果たして人類は、地上に太陽を創ることが出来るのだろうか。
私は現行の原子力発電システムに否定的です。まず原子力の使い方としては乱暴に過ぎる。その上、核エネルギーが本来持つ能力をまるで使いこなしていない。なによりも、現在の技術水準では安全に処理できない核廃棄物を産みだす。
その核廃棄物を完全に密閉しようが、地中奥深くに埋めようが、それではゴミをため込むだけ。高レベルの放射線を出し続ける限り、決して安全な保管方法なんてないと思う。
やはり原子力エネルギーを活用するのなら、核融合が一番だ。

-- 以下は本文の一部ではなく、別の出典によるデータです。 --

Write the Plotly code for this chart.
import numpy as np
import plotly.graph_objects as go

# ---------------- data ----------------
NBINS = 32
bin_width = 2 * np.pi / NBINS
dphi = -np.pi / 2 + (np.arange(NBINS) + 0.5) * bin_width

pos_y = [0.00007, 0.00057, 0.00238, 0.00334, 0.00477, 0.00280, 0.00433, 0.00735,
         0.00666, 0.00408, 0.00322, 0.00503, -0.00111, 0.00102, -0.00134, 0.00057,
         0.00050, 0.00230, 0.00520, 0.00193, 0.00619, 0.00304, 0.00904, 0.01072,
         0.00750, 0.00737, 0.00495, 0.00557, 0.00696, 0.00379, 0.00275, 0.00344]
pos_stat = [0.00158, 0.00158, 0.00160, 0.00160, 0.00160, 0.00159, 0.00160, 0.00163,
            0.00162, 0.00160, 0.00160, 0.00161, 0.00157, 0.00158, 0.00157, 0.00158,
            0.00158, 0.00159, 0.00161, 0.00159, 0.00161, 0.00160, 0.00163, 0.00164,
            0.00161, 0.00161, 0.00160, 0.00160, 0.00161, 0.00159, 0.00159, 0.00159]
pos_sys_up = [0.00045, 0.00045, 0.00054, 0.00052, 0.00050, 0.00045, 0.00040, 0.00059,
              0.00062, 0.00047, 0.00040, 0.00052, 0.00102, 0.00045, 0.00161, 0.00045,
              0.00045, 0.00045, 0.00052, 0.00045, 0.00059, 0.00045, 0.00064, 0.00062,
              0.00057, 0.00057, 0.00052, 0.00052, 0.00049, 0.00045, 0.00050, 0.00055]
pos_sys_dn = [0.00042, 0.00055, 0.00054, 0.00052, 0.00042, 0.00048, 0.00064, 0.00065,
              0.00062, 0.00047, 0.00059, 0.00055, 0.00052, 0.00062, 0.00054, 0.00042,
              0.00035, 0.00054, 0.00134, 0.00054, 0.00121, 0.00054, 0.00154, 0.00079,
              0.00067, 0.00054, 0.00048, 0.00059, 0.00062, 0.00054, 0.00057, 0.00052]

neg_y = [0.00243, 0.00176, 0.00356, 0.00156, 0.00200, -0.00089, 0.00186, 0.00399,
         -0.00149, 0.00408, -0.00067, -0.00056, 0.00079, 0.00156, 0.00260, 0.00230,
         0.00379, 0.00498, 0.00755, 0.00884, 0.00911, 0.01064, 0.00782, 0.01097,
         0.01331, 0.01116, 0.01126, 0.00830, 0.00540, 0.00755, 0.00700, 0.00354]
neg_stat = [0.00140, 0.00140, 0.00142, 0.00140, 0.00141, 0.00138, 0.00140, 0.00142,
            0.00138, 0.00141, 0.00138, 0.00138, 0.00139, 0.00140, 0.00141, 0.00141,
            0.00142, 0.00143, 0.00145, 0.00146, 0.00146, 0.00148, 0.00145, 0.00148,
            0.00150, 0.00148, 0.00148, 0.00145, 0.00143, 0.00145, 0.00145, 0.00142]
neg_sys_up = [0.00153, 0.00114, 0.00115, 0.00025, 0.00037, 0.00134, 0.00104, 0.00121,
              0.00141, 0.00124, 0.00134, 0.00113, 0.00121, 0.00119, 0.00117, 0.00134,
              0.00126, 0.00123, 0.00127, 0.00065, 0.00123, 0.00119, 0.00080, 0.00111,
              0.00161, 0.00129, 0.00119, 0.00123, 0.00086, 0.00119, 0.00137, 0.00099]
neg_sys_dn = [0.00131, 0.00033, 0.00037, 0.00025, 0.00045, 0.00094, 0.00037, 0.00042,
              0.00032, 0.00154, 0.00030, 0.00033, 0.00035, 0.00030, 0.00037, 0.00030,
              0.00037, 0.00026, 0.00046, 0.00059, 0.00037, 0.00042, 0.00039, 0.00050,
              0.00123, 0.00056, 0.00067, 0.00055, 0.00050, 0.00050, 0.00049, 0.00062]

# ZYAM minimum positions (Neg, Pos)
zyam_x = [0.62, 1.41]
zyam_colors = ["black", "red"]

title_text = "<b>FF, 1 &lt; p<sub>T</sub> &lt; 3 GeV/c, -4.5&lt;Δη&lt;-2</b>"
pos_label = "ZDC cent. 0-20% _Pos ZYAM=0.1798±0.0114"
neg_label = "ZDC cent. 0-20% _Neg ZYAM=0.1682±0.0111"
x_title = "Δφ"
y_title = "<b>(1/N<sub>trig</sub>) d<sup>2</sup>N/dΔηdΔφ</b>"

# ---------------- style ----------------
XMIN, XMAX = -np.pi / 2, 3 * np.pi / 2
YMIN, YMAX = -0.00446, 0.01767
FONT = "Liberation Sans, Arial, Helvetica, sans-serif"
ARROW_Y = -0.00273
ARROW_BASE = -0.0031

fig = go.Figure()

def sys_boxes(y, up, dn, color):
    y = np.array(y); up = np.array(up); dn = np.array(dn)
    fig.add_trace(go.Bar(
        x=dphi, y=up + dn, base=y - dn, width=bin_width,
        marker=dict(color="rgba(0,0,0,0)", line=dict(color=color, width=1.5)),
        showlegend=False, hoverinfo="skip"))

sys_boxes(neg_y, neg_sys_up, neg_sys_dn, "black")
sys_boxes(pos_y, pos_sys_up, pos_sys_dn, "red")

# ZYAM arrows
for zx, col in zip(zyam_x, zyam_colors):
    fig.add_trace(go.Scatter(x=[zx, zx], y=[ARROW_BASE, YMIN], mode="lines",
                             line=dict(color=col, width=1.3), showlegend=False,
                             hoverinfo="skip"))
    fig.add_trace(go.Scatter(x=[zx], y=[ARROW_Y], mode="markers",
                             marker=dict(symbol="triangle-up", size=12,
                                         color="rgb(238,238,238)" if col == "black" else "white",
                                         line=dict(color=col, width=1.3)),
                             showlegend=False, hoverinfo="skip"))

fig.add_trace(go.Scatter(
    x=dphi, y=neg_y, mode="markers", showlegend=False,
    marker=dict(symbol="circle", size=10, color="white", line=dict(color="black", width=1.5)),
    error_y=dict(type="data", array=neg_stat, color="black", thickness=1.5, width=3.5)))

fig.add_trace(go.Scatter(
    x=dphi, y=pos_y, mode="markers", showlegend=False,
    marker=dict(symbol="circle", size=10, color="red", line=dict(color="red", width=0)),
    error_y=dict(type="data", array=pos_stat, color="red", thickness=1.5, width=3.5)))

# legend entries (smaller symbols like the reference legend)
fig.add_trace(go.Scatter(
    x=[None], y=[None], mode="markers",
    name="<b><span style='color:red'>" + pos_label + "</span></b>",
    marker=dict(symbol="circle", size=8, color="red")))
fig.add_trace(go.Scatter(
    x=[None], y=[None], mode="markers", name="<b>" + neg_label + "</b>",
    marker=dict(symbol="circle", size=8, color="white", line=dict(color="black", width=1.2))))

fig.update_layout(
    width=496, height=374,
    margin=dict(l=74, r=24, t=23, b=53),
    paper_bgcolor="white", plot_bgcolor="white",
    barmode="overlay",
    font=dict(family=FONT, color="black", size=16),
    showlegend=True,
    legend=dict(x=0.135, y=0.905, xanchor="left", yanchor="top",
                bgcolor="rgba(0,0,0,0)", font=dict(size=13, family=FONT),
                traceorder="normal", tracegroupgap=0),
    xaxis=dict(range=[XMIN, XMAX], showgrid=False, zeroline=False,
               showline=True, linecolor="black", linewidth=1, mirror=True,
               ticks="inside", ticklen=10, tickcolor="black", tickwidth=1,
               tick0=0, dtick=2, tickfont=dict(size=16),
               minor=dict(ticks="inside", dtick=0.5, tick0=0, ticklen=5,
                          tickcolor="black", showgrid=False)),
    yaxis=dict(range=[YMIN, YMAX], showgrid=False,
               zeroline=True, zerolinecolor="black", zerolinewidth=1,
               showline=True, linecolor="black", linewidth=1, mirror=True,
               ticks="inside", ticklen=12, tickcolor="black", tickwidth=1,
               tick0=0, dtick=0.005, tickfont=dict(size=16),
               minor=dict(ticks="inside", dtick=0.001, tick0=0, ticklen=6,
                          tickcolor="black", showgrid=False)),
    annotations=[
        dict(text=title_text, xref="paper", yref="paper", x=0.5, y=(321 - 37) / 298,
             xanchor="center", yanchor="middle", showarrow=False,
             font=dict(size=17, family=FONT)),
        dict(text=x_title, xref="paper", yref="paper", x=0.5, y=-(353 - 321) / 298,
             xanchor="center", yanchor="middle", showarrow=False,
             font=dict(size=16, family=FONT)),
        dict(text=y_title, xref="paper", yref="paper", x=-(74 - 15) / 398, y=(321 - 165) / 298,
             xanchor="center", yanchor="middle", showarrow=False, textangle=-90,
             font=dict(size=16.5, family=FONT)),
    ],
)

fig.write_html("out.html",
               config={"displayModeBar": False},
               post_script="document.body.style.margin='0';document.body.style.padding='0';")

なにせ水(重水素)を燃やしてエネルギーに転換する。これは空に輝く太陽と同じ原理である。強烈な中性子線を出すが、これは現在の技術でも十分遮蔽が可能であり、核廃棄物を出さないクリーンなエネルギーである。そして、なによりそのエネルギー量が膨大である。
だが、人類は未だこの核融合エネルギーを実現化することが出来ずにいる。既に理論的には半世紀以上前に確立しているが、それを実現できずにいる。
まず、核融合を引き起こすには一億度以上の高温が必要となる。その高温を持続し、安定化させねばならない。そのような超高温に耐えられる金属なんざ、有るわけなく、強力な磁場もしくはプラズマにより閉じ込めて、核融合を保持することが考えられている。未だ実験室レベルで短時間でしか成功していない未知の分野である。
今年早々に報じられたニュースに那珂核融合研究所において、超電導型核融合実験施設JT≠U0SAがいよいよ稼働して、夢の核融合実験に入るとあった。早ければ、2019年には発電も可能らしい。
私はちょっと小躍りしたが、よくよく調べてみると、未だ水蒸気によるタービン発電とのこと。まだまだ核融合による熱エネルギーを電力に直に転換することは出来ないようだし、プラズマ活用型のようだが、未だその安定的活用には程遠い代物らしい。
つまるところ、大規模な実験の域を出ない。おそらく何度も失敗を繰り返すだろうし、成功も危ういのだろうと思う。なにせ世界中で未だにどこの国も、核融合エネルギーの実現、実用化は出来ていないのだから当然である。
それでも挑戦する価値はある。何故なら今日の文明は、大量のエネルギー消費型であり、石油や天然ガス、石炭などを燃やして電気を作り、便利で快適な生活を作る。そして多量の化石燃料は既に枯渇が想定されているのだ。
次世代エネルギーとしてメタンハイグレードやシェールガスなども活用されるだろうが、酸素を燃やして二酸化炭素を排出するタイプであることに変わりはない。また太陽光エネルギーや地熱発電、海洋発電などの自然回帰型エネルギーも広がるが、どれも現時点では不安定で、しかも効率も良くない。おまけにコストが高く、電気代は今の3倍以上は確実である。
今世紀後半には世界人口は百億を超えるかもしれないことを考えれば、核融合エネルギーの開発は人類の至上命題に近いものがある。
私は21世紀を、水、食料、エネルギー資源を巡る争いの時代になるだろうと予測している。数限りある資源を、地球人類が賢明にも皆平等に配分されるなんて絶対にありえない。それはこれまでの歴史を振り返れば分かること。軍事的強者が資源を独占し、弱者は貧困に喘ぐ。それが人と云う生き物が歩んできた残酷な現実である。
なればこそ、無限の可能性を持つ核融合エネルギーの実用化が待たれるのだ。
反原発、脱原発で自然回帰エネルギーに頼ろうなんて、認識が甘いとしか言いようがない。もっとも、その場しのぎのエネルギーとしての価値はあるので、まったく否定している訳ではない。むしろ開発に時間が相当かかる核融合を考えれば、当座のエネルギーとして積極的に進めるべきだ。
ただ、自然回帰型のエネルギーは、その効率の悪さと環境的制約ゆえに量的に足りない。さらにコストが高く、しかも不安定である。メタンや天然ガス(シェールガスも含めて)はやはり有限の資源であり、また石炭は環境を汚し過ぎる。
だからこそ、那珂で始まる核融合実験に期待しているのだ。もちろん、その開発の道はまだ始まったばかりであり、幾多の困難と失敗があるとしてもだ。
一点心配なのは、情緒的というよりヒステリックな核アレルギーの反原発、脱原発論者の無知からくる妨害だろう。核融合の研究には優秀なスーパーコンピューターが必要不可欠だが、民主党政権時代に「2番ではいけないのですか?!」などと妨害したアホ議員がいたぐらいだ。まるで分っていない。
一応言っておくと、絶対に安全なエネルギーなんてない。核融合だって危険性は十分ある。それでも挑戦する価値がある。たぶん、私が生きている間に実用化されることはないと思うが、それでも期待したいのが核融合なのです。